[Recorded data]
-- begin --

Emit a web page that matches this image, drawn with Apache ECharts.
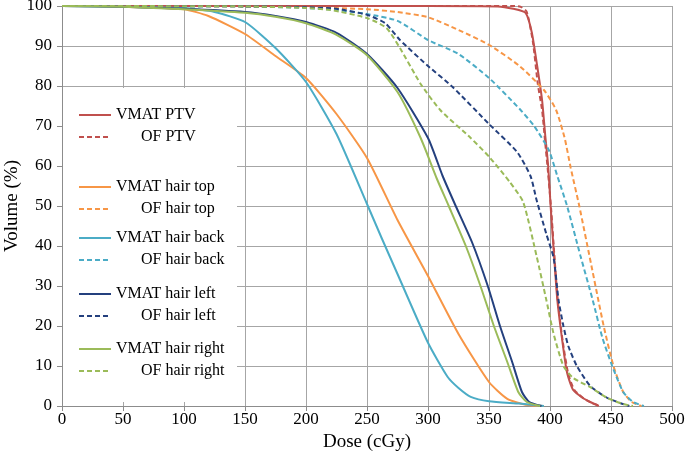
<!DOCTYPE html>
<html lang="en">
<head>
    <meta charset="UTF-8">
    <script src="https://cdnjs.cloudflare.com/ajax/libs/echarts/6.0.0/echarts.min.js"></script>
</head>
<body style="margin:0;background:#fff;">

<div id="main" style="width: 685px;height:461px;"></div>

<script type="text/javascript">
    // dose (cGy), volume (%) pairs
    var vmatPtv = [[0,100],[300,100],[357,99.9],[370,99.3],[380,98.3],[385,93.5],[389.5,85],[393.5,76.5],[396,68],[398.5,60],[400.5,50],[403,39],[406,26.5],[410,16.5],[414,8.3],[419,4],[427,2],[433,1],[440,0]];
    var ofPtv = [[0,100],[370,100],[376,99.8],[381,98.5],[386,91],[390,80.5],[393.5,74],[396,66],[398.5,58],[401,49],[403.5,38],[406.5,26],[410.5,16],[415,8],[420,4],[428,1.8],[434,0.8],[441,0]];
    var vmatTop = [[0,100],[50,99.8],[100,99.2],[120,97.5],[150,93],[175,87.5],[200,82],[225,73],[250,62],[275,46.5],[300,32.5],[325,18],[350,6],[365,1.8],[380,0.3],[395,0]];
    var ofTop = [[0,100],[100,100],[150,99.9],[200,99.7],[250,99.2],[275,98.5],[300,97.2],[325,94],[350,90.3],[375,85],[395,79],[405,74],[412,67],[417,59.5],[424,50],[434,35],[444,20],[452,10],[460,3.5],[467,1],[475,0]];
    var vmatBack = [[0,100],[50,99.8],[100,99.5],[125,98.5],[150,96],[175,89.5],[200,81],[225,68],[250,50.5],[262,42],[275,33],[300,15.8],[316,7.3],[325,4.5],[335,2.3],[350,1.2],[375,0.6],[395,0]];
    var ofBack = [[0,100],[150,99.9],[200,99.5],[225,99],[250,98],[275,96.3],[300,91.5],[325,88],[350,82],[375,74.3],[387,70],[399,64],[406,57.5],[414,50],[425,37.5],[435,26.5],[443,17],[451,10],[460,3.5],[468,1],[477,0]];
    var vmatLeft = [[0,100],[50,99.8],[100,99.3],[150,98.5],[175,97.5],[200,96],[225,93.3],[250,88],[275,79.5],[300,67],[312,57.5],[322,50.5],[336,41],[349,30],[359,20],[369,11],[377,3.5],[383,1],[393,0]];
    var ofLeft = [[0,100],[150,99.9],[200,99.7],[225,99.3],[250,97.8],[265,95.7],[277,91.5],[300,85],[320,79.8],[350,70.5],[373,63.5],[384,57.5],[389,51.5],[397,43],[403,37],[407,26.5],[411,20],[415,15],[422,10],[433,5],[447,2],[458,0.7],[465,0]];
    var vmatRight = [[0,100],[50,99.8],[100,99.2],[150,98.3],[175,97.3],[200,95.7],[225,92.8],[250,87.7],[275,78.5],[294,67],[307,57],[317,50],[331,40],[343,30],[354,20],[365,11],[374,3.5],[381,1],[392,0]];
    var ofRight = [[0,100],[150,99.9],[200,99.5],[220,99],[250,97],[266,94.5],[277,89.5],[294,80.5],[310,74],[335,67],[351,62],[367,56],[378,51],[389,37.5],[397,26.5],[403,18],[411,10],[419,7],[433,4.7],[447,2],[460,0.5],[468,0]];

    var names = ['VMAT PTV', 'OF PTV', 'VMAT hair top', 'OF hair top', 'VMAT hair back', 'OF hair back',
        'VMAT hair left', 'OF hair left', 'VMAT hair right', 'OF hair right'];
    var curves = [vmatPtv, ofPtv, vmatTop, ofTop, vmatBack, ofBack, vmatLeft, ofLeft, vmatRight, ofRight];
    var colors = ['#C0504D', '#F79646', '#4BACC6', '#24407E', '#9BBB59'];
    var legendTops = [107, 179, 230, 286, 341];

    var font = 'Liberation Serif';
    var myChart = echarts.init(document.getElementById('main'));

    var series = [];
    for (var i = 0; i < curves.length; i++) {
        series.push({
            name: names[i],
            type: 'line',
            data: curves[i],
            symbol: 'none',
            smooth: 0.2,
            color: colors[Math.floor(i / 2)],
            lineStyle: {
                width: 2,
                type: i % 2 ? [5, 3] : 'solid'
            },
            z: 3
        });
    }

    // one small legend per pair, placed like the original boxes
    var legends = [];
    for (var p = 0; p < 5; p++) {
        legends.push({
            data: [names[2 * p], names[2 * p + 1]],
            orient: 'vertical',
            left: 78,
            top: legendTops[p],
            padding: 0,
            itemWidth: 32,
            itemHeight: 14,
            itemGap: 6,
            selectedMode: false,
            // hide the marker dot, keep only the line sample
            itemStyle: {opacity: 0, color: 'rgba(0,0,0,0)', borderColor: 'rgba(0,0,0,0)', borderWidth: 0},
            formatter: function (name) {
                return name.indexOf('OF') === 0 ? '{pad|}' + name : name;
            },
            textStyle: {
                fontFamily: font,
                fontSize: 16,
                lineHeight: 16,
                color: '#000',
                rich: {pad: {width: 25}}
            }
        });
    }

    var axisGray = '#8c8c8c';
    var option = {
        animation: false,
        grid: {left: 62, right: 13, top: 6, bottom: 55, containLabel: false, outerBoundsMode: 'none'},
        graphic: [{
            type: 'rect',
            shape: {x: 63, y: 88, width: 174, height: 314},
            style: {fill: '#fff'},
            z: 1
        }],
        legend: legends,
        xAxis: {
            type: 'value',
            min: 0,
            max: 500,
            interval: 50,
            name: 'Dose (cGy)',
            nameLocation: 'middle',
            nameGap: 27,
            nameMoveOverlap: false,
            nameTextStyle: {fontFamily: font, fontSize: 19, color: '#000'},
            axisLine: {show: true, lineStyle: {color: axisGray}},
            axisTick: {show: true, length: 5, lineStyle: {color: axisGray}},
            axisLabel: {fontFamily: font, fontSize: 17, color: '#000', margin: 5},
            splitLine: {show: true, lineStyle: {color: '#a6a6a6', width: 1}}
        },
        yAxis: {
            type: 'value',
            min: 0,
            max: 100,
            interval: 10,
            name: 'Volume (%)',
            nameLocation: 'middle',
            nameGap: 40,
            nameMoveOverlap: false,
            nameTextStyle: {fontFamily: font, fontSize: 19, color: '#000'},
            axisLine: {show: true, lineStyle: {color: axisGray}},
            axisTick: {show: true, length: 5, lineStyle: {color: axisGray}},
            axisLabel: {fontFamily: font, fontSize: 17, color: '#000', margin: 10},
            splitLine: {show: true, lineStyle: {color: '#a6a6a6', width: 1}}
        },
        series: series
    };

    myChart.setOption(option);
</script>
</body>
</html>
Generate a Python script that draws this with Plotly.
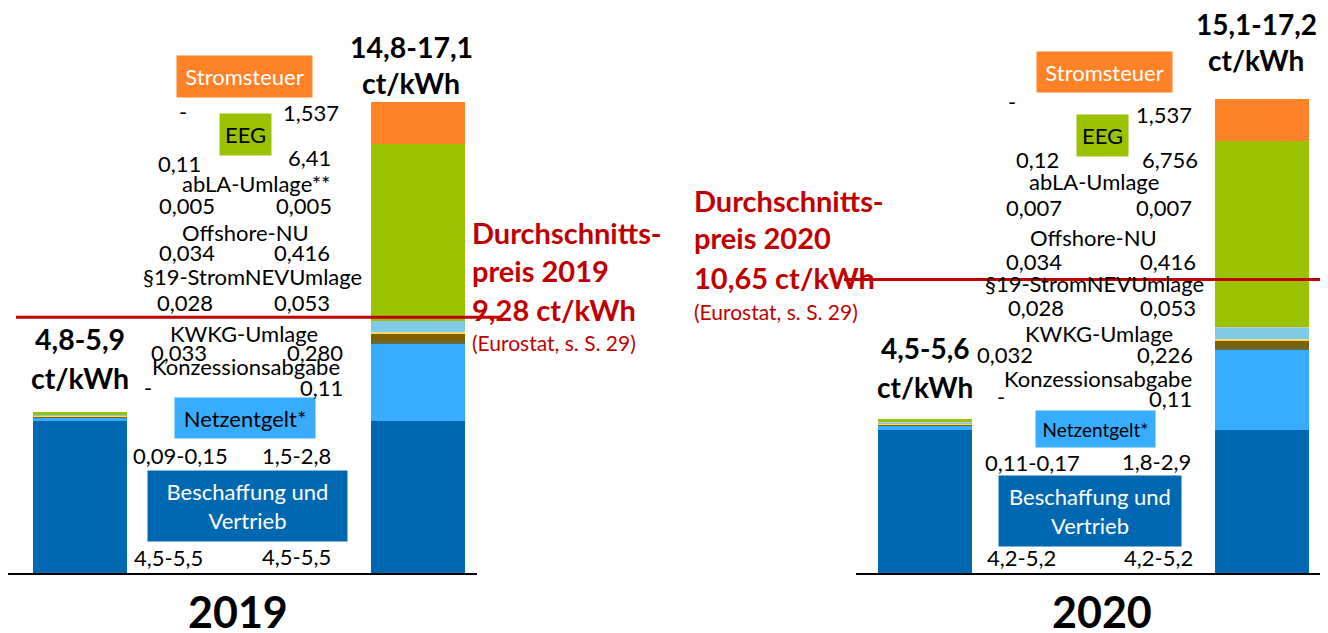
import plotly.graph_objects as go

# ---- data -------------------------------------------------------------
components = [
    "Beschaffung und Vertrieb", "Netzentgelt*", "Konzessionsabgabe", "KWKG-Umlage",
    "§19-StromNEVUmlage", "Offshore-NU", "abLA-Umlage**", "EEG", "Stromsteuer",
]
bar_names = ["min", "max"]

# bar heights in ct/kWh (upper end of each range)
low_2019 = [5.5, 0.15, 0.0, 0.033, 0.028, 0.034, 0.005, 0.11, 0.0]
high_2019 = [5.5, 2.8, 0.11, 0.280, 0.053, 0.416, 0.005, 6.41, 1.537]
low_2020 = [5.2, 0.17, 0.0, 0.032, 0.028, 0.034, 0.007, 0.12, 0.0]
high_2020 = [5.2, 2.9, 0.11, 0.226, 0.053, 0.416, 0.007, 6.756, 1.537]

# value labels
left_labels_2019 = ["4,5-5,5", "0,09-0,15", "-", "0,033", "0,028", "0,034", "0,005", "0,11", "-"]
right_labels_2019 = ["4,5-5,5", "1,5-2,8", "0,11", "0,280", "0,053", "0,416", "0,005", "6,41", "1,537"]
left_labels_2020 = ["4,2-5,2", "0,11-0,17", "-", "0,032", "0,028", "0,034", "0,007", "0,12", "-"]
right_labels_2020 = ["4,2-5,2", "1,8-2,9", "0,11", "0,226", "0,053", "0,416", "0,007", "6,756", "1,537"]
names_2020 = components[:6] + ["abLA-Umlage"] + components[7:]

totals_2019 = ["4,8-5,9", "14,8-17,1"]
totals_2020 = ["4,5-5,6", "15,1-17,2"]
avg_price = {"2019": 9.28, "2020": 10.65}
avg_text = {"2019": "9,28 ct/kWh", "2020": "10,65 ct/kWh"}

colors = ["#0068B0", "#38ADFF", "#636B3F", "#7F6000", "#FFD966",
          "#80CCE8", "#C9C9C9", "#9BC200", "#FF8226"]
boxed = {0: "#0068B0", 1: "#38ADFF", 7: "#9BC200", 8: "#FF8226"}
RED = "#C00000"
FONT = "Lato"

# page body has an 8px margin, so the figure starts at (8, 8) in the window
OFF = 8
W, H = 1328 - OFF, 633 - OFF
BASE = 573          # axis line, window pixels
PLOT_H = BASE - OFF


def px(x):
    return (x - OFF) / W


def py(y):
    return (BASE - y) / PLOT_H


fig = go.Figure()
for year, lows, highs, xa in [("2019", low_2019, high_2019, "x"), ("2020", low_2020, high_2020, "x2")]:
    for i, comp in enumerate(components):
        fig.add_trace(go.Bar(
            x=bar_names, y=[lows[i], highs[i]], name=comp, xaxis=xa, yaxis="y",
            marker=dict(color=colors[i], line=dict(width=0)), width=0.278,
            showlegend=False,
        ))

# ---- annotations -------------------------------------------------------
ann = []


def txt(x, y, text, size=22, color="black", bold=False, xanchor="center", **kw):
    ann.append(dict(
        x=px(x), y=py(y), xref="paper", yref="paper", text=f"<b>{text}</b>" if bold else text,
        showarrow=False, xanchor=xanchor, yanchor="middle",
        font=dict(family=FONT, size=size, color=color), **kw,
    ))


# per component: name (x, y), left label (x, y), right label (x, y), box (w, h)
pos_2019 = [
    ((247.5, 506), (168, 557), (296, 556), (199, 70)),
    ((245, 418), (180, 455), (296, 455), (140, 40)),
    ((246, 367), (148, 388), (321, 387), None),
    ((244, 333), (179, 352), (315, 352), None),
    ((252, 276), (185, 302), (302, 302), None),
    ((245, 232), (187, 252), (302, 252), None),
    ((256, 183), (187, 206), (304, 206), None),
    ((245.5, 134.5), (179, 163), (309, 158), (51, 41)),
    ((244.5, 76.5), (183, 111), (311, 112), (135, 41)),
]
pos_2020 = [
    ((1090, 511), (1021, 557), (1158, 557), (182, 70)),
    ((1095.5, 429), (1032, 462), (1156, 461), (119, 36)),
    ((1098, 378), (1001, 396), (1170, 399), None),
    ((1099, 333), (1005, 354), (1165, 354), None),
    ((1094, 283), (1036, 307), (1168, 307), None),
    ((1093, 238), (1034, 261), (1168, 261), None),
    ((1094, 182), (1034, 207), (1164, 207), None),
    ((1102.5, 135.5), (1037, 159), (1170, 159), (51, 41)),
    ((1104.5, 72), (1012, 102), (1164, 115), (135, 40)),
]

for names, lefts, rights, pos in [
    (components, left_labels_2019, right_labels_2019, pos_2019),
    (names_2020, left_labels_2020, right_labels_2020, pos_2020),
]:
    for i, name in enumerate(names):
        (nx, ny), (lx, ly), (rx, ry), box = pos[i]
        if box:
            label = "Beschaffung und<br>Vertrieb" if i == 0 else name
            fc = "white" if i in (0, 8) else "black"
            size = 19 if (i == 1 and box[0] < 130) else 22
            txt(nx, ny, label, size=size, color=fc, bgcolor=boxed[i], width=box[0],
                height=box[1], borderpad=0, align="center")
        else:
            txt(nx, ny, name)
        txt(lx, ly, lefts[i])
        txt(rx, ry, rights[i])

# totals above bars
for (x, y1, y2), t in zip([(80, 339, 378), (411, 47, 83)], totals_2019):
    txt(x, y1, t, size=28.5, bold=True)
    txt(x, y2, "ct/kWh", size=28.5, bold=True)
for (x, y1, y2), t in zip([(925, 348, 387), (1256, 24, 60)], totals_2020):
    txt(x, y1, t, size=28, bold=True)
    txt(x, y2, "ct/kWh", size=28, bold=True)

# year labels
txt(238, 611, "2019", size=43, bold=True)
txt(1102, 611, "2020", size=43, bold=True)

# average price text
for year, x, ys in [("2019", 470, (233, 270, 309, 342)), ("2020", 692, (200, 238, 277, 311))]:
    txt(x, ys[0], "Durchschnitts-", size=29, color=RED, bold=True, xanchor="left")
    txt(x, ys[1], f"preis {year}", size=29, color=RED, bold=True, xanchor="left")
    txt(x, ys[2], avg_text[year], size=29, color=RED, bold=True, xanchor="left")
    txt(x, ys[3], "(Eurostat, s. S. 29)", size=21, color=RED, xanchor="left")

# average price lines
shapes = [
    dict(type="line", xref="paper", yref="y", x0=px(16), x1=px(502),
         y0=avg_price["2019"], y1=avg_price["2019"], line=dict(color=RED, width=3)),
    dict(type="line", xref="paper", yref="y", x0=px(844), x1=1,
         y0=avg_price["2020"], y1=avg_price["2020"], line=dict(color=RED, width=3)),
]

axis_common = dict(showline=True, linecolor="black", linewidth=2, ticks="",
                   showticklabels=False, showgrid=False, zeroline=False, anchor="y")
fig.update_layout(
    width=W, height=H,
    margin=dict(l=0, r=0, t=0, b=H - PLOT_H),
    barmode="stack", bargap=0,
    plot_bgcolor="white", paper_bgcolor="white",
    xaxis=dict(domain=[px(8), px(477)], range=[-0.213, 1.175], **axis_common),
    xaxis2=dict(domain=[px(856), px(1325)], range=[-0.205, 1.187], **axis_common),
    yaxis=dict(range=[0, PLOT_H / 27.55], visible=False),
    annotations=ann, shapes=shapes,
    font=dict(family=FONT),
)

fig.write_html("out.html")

-- end --

> _TASK PROMPT_:
Begin at the line containing "Generate a Python", end at the line containing "import plotly.graph_objects as go", and copy those lines word for word, both included. Skip pictures.

> _ANSWER TO THE EXERCISE_:
Generate a Python script that draws this with Plotly.
import plotly.graph_objects as go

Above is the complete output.